# safari affiche page blanche



## 8flo8142 (27 Avril 2011)

Bonjour, 

SVP c'est urgent
J'ai un probleme avec mon macbook. Il ne veut plus afficher les pages internet et meme plus se connecter.
Du jour au lendemain, j'essaye d'aller sur internet, sur google par exemple et la page reste blanche avec le chargement qui s'arrete en plein milieu. Le probleme ne viens pas du réseau parce que d'autre personne arrive a se connecter au meme reseau et tout ce passe bien.
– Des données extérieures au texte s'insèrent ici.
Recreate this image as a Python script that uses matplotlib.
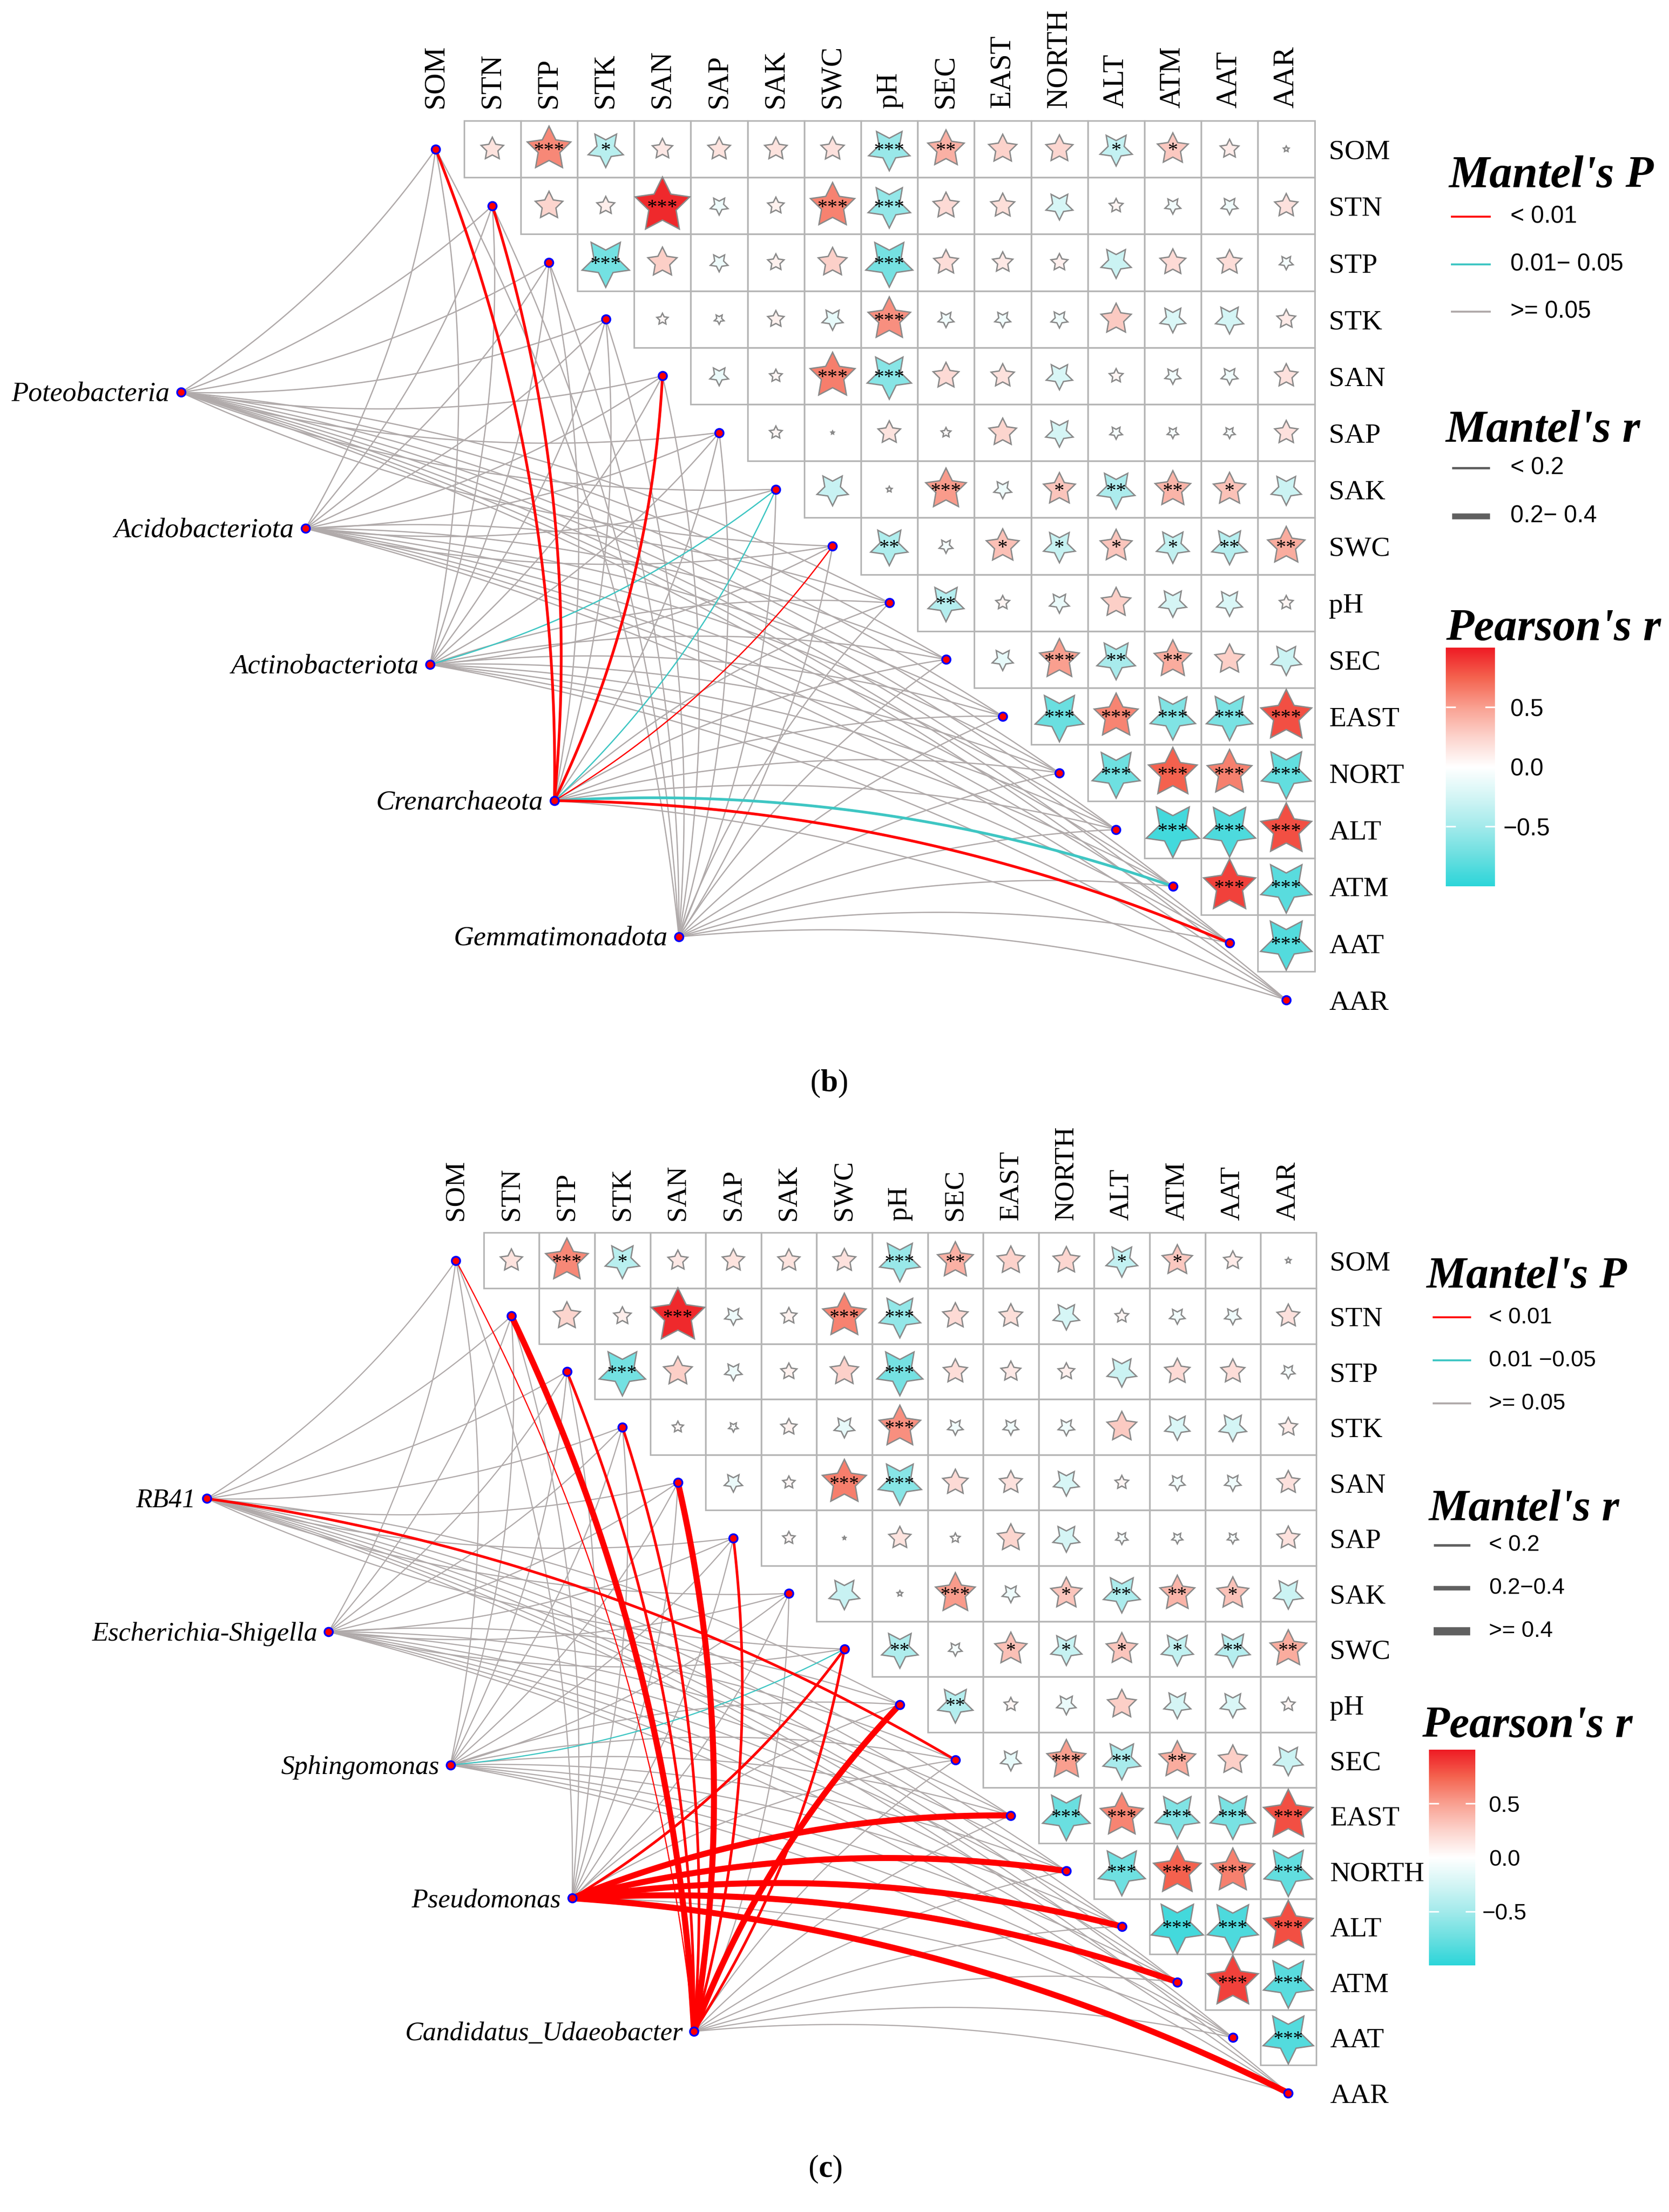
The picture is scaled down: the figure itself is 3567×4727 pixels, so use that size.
import numpy as np
import matplotlib.pyplot as plt
from matplotlib.colors import LinearSegmentedColormap, Normalize
from matplotlib.colorbar import ColorbarBase
from matplotlib.lines import Line2D
from matplotlib.patches import Polygon, Rectangle

plt.rcParams["mathtext.fontset"] = "custom"
plt.rcParams["mathtext.rm"] = "Liberation Serif"
plt.rcParams["mathtext.bf"] = "Liberation Serif:bold"

W, H = 3567, 4727
SERIF = ["Liberation Serif", "DejaVu Serif"]
SANS = ["Liberation Sans", "DejaVu Sans"]

# ---------------- data ----------------
env = ["SOM", "STN", "STP", "STK", "SAN", "SAP", "SAK", "SWC", "pH", "SEC",
       "EAST", "NORTH", "ALT", "ATM", "AAT", "AAR"]
row_labels_b = env[:11] + ["NORT"] + env[12:]
row_labels_c = env

# Pearson's r, upper triangle: row i holds columns i+1 .. 15
pearson_r = [
    [0.16, 0.60, -0.39, 0.13, 0.16, 0.16, 0.17, -0.54, 0.42, 0.25, 0.23, -0.33, 0.30, 0.11, 0.01],
    [0.24, 0.10, 0.95, -0.10, 0.085, 0.62, -0.57, 0.21, 0.18, -0.23, 0.06, -0.08, -0.09, 0.17],
    [-0.71, 0.27, -0.10, 0.085, 0.26, -0.70, 0.19, 0.13, 0.09, -0.29, 0.21, 0.19, -0.06],
    [0.04, -0.03, 0.085, -0.14, 0.57, -0.08, -0.08, -0.09, 0.29, -0.21, -0.25, 0.11],
    [-0.11, 0.05, 0.64, -0.62, 0.21, 0.17, -0.22, 0.06, -0.08, -0.09, 0.17],
    [0.05, 0.003, 0.16, 0.03, 0.24, -0.24, -0.05, -0.04, -0.04, 0.17],
    [-0.31, 0.01, 0.52, -0.10, 0.32, -0.45, 0.40, 0.33, -0.29],
    [-0.44, -0.06, 0.34, -0.32, 0.32, -0.34, -0.40, 0.44],
    [-0.41, 0.06, -0.125, 0.27, -0.24, -0.21, 0.06],
    [-0.14, 0.50, -0.47, 0.44, 0.27, -0.29],
    [-0.75, 0.61, -0.65, -0.68, 0.82],
    [-0.73, 0.75, 0.63, -0.78],
    [-0.90, -0.86, 0.82],
    [0.86, -0.82],
    [-0.84],
]

signif = [
    ["", "***", "*", "", "", "", "", "***", "**", "", "", "*", "*", "", ""],
    ["", "", "***", "", "", "***", "***", "", "", "", "", "", "", ""],
    ["***", "", "", "", "", "***", "", "", "", "", "", "", ""],
    ["", "", "", "", "***", "", "", "", "", "", "", ""],
    ["", "", "***", "***", "", "", "", "", "", "", ""],
    ["", "", "", "", "", "", "", "", "", ""],
    ["", "", "***", "", "*", "**", "**", "*", ""],
    ["**", "", "*", "*", "*", "*", "**", "**"],
    ["**", "", "", "", "", "", ""],
    ["", "***", "**", "**", "", ""],
    ["***", "***", "***", "***", "***"],
    ["***", "***", "***", "***"],
    ["***", "***", "***"],
    ["***", "***"],
    ["***"],
]

# Mantel tests: one code per environmental variable (order of env)
# P class: r = < 0.01, c = 0.01-0.05, g = >= 0.05 ; r class: 0 < 0.2, 1 0.2-0.4, 2 >= 0.4
taxa_b = ["Poteobacteria", "Acidobacteriota", "Actinobacteriota", "Crenarchaeota", "Gemmatimonadota"]
mantel_p_b = ["gggggggggggggggg",
              "gggggggggggggggg",
              "ggggggcggggggggg",
              "rrggrgcrgggggcrg",
              "gggggggggggggggg"]
mantel_r_b = ["0000000000000000",
              "0000000000000000",
              "0000000000000000",
              "1100100000000110",
              "0000000000000000"]

taxa_c = ["RB41", "Escherichia-Shigella", "Sphingomonas", "Pseudomonas", "Candidatus_Udaeobacter"]
mantel_p_c = ["gggggggggrgggggg",
              "gggggggggggggggg",
              "gggggggcgggggggg",
              "gggggggrggrrrrgr",
              "rrrrrrgrrggggggg"]
mantel_r_c = ["0000000001000000",
              "0000000000000000",
              "0000000000000000",
              "0000000100222202",
              "0211210120000000"]

p_labels_b = ["< 0.01", "0.01\u2212 0.05", ">= 0.05"]
r_labels_b = ["< 0.2", "0.2\u2212 0.4"]
p_labels_c = ["< 0.01", "0.01 \u22120.05", ">= 0.05"]
r_labels_c = ["< 0.2", "0.2\u22120.4", ">= 0.4"]
cbar_ticks = [-0.5, 0.0, 0.5]

# ---------------- styles ----------------
link_colors = {"r": "#FF0000", "c": "#3EC6C3", "g": "#B0AAAA"}
link_order = {"g": 1, "c": 2, "r": 3}

cmap = LinearSegmentedColormap.from_list(
    "pearson",
    [(0.0, "#2CD5D9"), (0.125, "#6ADFE0"), (0.25, "#A3EAEB"), (0.375, "#D3F5F5"),
     (0.5, "#FFFFFF"), (0.625, "#FCD3CC"), (0.75, "#F9A091"), (0.875, "#F4634F"),
     (1.0, "#EE1B24")])
norm = Normalize(-1, 1)

panels = [
    dict(x0=931.0, y0=318.5, cell=121.2, top=0.0, bottom=2363.5,
         taxa=taxa_b, p=mantel_p_b, r=mantel_r_b, rows=row_labels_b,
         widths=[0.65, 1.4], col_fs=15, row_fs=14.5, taxa_fs=14.3, star_fs=10.5,
         caption="b", cap_xy=(1771, 2315),
         titles=[("Mantel's P", 3096, 400), ("Mantel's r", 3089, 944), ("Pearson's r", 3090, 1368)],
         p_y=[463, 565, 666], r_y=[1000, 1103], key_x=(3103, 3184), lab_x=3228,
         key_w=[1.2, 3.0], p_labels=p_labels_b, r_labels=r_labels_b,
         cbar=(3090, 1384, 3195, 1894), title_fs=23.5, lab_fs=12.2, cb_pad=16.3),
    dict(x0=974.4, y0=2693.7, cell=118.6, top=2363.5, bottom=4727.0,
         taxa=taxa_c, p=mantel_p_c, r=mantel_r_c, rows=row_labels_c,
         widths=[0.6, 1.35, 3.1], col_fs=14.3, row_fs=14.3, taxa_fs=13.8, star_fs=10.2,
         caption="c", cap_xy=(1764, 4635),
         titles=[("Mantel's P", 3048, 2752), ("Mantel's r", 3053, 3249), ("Pearson's r", 3039, 3712)],
         p_y=[2815, 2907, 2999], r_y=[3302, 3394, 3486], key_x=(3064, 3142), lab_x=3182,
         key_w=[1.3, 2.3, 4.2], p_labels=p_labels_c, r_labels=r_labels_c,
         cbar=(3054, 3739, 3153, 4200), title_fs=23, lab_fs=11.6, cb_pad=14.9),
]


def star_xy(cx, cy, r, ratio=0.5):
    big = 0.52 * np.sqrt(abs(r))
    k = np.arange(10)
    ang = np.deg2rad(90 + 36 * k)
    rad = np.where(k % 2 == 0, big, big * ratio)
    flip = -1 if r >= 0 else 1   # negative r -> star upside down
    return np.column_stack([cx + rad * np.cos(ang), cy + flip * rad * np.sin(ang)])


def curve(ax, p0, p2, sign, **kw):
    p0 = np.array(p0, float)
    p2 = np.array(p2, float)
    dx, dy = p2 - p0
    ctrl = (p0 + p2) / 2 + sign * 0.1 * np.array([-dy, dx])
    t = np.linspace(0, 1, 100)[:, None]
    pts = (1 - t) ** 2 * p0 + 2 * (1 - t) * t * ctrl + t ** 2 * p2
    ax.plot(pts[:, 0], pts[:, 1], solid_capstyle="butt", **kw)


def fx(x):
    return x / W


def fy(y):
    return 1 - y / H


fig = plt.figure(figsize=(W / 300, H / 300), dpi=300)

for pn in panels:
    x0, y0, cell = pn["x0"], pn["y0"], pn["cell"]
    ax = fig.add_axes([0, fy(pn["bottom"]), 1, (pn["bottom"] - pn["top"]) / H])
    ax.set_xlim((0 - x0) / cell, (W - x0) / cell)
    ax.set_ylim((pn["bottom"] - y0) / cell, (pn["top"] - y0) / cell)
    ax.axis("off")
    n = len(env)

    # correlation matrix: grid + stars
    for i, row in enumerate(pearson_r):
        for k, val in enumerate(row):
            j = i + 1 + k
            ax.add_patch(Rectangle((j - 0.5, i - 0.5), 1, 1, fill=False,
                                   ec="#B4B4B4", lw=0.8, zorder=2))
            ax.add_patch(Polygon(star_xy(j, i, val), closed=True,
                                 fc=cmap(norm(val)), ec="#8A8A8A", lw=0.7, zorder=3))
            mark = signif[i][k]
            if mark:
                ax.text(j, i + 0.04, mark, ha="center", va="center",
                        fontsize=pn["star_fs"], family=SERIF, zorder=4)

    # axis labels
    for j, name in enumerate(env):
        ax.text(j, -0.72, name, rotation=90, ha="center", va="bottom",
                fontsize=pn["col_fs"], family=SERIF)
    for i, name in enumerate(pn["rows"]):
        ax.text(n - 0.5 + 0.25, i + 0.06, name, ha="left", va="center",
                fontsize=pn["row_fs"], family=SERIF)

    # taxa positions
    tx = [-4.49 + 2.195 * k for k in range(len(pn["taxa"]))]
    ty = [4.29 + 2.40 * k for k in range(len(pn["taxa"]))]

    # Mantel links
    links = []
    for t_i in range(len(pn["taxa"])):
        for e_i in range(n):
            links.append((link_order[pn["p"][t_i][e_i]], t_i, e_i))
    links.sort()
    for order, t_i, e_i in links:
        pc = pn["p"][t_i][e_i]
        wc = int(pn["r"][t_i][e_i])
        sign = 1 if e_i < n / 2 else -1
        curve(ax, (tx[t_i], ty[t_i]), (e_i, e_i), sign,
              color=link_colors[pc], lw=pn["widths"][wc], zorder=order)

    # nodes
    ax.plot(range(n), range(n), "o", ms=4.3, mfc="#FF0000", mec="#0000FF",
            mew=0.9, zorder=6, ls="none")
    ax.plot(tx, ty, "o", ms=4.3, mfc="#FF0000", mec="#0000FF", mew=0.9,
            zorder=6, ls="none")
    for name, x, y in zip(pn["taxa"], tx, ty):
        ax.text(x - 0.2, y + 0.04, name, ha="right", va="center", fontsize=pn["taxa_fs"],
                family=SERIF, style="italic")

    # caption
    fig.text(fx(pn["cap_xy"][0]), fy(pn["cap_xy"][1]), "($\\mathbf{%s}$)" % pn["caption"],
             ha="center", va="center", fontsize=16, family=SERIF)

    # legends
    for title, lx, ly in pn["titles"]:
        fig.text(fx(lx), fy(ly), title, ha="left", va="baseline",
                 fontsize=pn["title_fs"], family=SERIF, style="italic", weight="bold")
    kx0, kx1 = pn["key_x"]
    for code, y, lab in zip("rcg", pn["p_y"], pn["p_labels"]):
        fig.add_artist(Line2D([fx(kx0), fx(kx1)], [fy(y), fy(y)], color=link_colors[code],
                              lw=1.0, transform=fig.transFigure))
        fig.text(fx(pn["lab_x"]), fy(y), lab, ha="left", va="center",
                 fontsize=pn["lab_fs"], family=SANS)
    for lw, y, lab in zip(pn["key_w"], pn["r_y"], pn["r_labels"]):
        fig.add_artist(Line2D([fx(kx0), fx(kx1)], [fy(y), fy(y)], color="#606060",
                              lw=lw, transform=fig.transFigure, solid_capstyle="butt"))
        fig.text(fx(pn["lab_x"]), fy(y), lab, ha="left", va="center",
                 fontsize=pn["lab_fs"], family=SANS)

    cx0, cy0, cx1, cy1 = pn["cbar"]
    cax = fig.add_axes([fx(cx0), fy(cy1), (cx1 - cx0) / W, (cy1 - cy0) / H])
    cb = ColorbarBase(cax, cmap=cmap, norm=norm, ticks=cbar_ticks)
    cb.outline.set_visible(False)
    cax.tick_params(axis="y", direction="in", length=5, width=0.8, color="white",
                    left=True, right=True, labelleft=False, labelright=True,
                    pad=pn["cb_pad"], labelsize=pn["lab_fs"])
    cax.set_yticklabels(["\u22120.5", "0.0", "0.5"])
    for lbl in cax.get_yticklabels():
        lbl.set_ha("center")
        lbl.set_family(SANS)

fig.savefig("out.png", dpi=300, facecolor="white")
J'ai essayer avec d'autre application tel que "Mail" ou "AppStore" et impossible de se connecter.
La diagnostic reseau m'indique tout au vert et que le connection et bien établie.
J'ai reinitialiser safari, vider le cache mais rien ni fait.
Pouvez vous me dire d'ou viens le probleme svp???
J'ai vraiment besoin d'internet pour mes cours et mes partiels sont dans 3 semaine.

Merci


----------



## jp.pilet (27 Avril 2011)

Tu peut réparer les autorisations, ça mange pas de pain et ça ne fera pas de mal 
cordialement jPP


----------



## despot (27 Avril 2011)

tu es connecté en Wi-FI ou RJ45?


----------



## 8flo8142 (28 Avril 2011)

Qu'est ce que tu entends par "réparer les autorisations"? je comprend pas
Oui je suis en connection wifi


----------



## PA5CAL (28 Avril 2011)

Bonjour

Pour réparer les autorisations :
- aller dans le dossier_ /Applications/Utilitaires/_
- lancer l'_Utilitaire de disque_
- sélectionner le disque système dans la barre latérale (par défaut il s'appelle _Macintosh HD_)
- cliquer sur le bouton « _Réparer les permissions du disque_ »
- patienter, le temps que la réparation se termine
- fermer l'_Utilitaire de disque_

Cette opération corrective permet de régler de nombreux problèmes de fonctionnement des applications qui sont dûs à des autorisations d'accès incorrectes à certains fichiers. Elle est notamment recommandée après une mise-à-jour du système.


----------



## 8flo8142 (28 Avril 2011)

J'ai réparer les autorisations comme vous me l'avez dit et je me suis connecté a un AUTRE réseau que mon habituel. Et sa marche nickel. Mais est ce que cela veut dire que le problème viens de mon réseau habituel ou que les problèmes s'ont réglé par la réparations des autorisations?


----------



## subsole (28 Avril 2011)

Bonjour,
Teste à nouveau sur ton réseau habituel, si ça fonctionne le problème aura été réglé par la réparation des autorisations.


----------



## 8flo8142 (28 Avril 2011)

Je ne pourrai pas avant samedi, je vous donnerai la reponse
Merci


----------



## Fat (16 Septembre 2022)

Bonjour j’ai un problème avec. Mon shopify du jour au lendemain je n’arrive pas à me connecter sur mon téléphone ou autre c’est à dire au moment de la connexion tous se passe bien une fois mis les identifiants Étc au lieu d’arriver sur la page de ma boutique en ligne (shopify) sa me mets une page blanche avec error pouvez vous m’aider s’il vous plaît


----------



## LS Zaitsev (16 Septembre 2022)

@Fat : je pense que ton message n'est pas au bon endroit. Essaye d'accéder à "shopify" (je sais pas ce que c'est) avec un autre navigateur web.


----------